Following the close of the transaction, R. Stanley Kryder, Landmark’s Chief Executive Officer, and Terrence Y. DeWitt, Landmark’s President and Chief Financial Officer, will lead the combined operations of NBC in the Atlanta market. The combined market presence is expected to total approximately $750 million in loans and approximately $750 million in deposits, with full-service branches in the Buckhead, Decatur, Marietta, Midtown and Sandy Springs areas of metro Atlanta, as well as loan production offices in Alpharetta and southern Perimeter.
Stan Kryder also commented on the announcement, saying, “We have known the National Commerce team for some time now, and we are pleased to enter into this agreement. Terry and I are particularly excited about the opportunity available to our combined Atlanta operations. Combining with National Commerce provides a unique opportunity to be a part of an organization that shares our values, our credit culture, and a focus on serving clients and supporting employees. We believe our shared commitment to community banking and exceptional customer service gives us a great chance for success together.”

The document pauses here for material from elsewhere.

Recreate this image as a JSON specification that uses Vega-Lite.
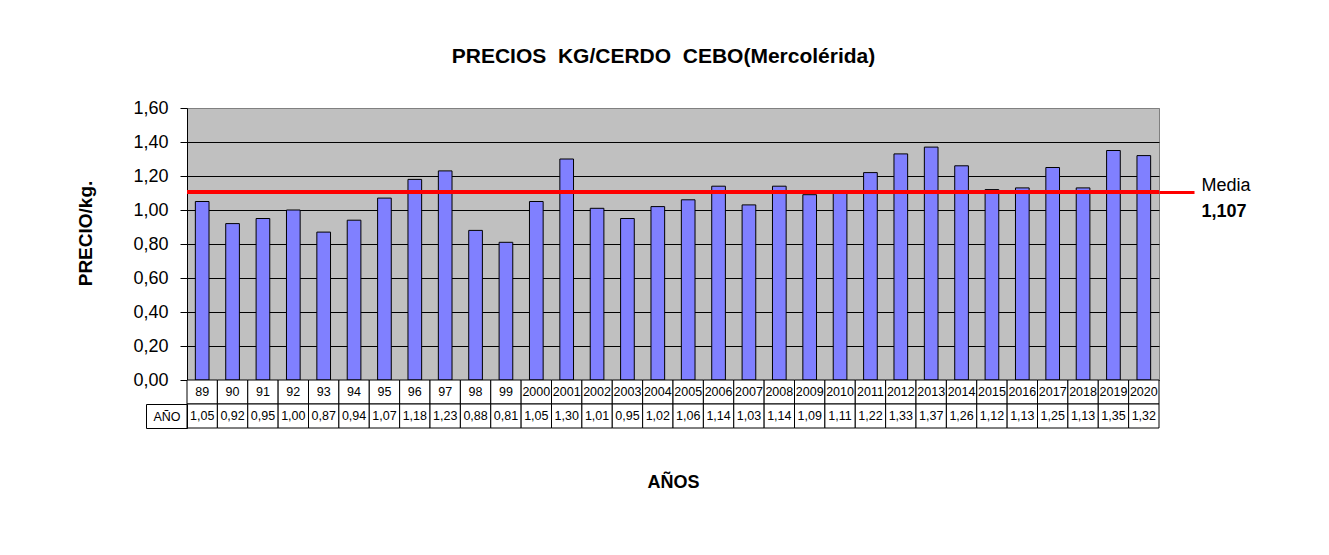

Under the terms of the definitive agreement, each share of common stock of Landmark issued and outstanding immediately prior to the effective time of the merger will be converted into the right to receive 0.5961 shares of NCC common stock and $1.33 in cash. Each outstanding option to purchase shares of Landmark common stock will be assumed by NCC and become an option to purchase shares of NCC common stock, with the exercise price and number of shares underlying the option adjusted according to a conversion ratio of 0.6275. Based on NCC’s closing stock price on April 23, 2018, the transaction is valued at $28.15 per share of Landmark common stock, or $115.2 million in the aggregate.
The boards of directors of NCC, NBC, Landmark and First Landmark Bank have unanimously approved the transaction. The transaction is subject to customary closing conditions, including receipt of regulatory approvals and approval by Landmark’s shareholders.
Stephens Inc. acted as financial adviser to NCC, and Maynard, Cooper & Gale, P.C. acted as its legal adviser. Sandler O’Neill & Partners, L.P. acted as financial adviser to Landmark, and Bryan Cave Leighton Paisner LLP acted as its legal adviser.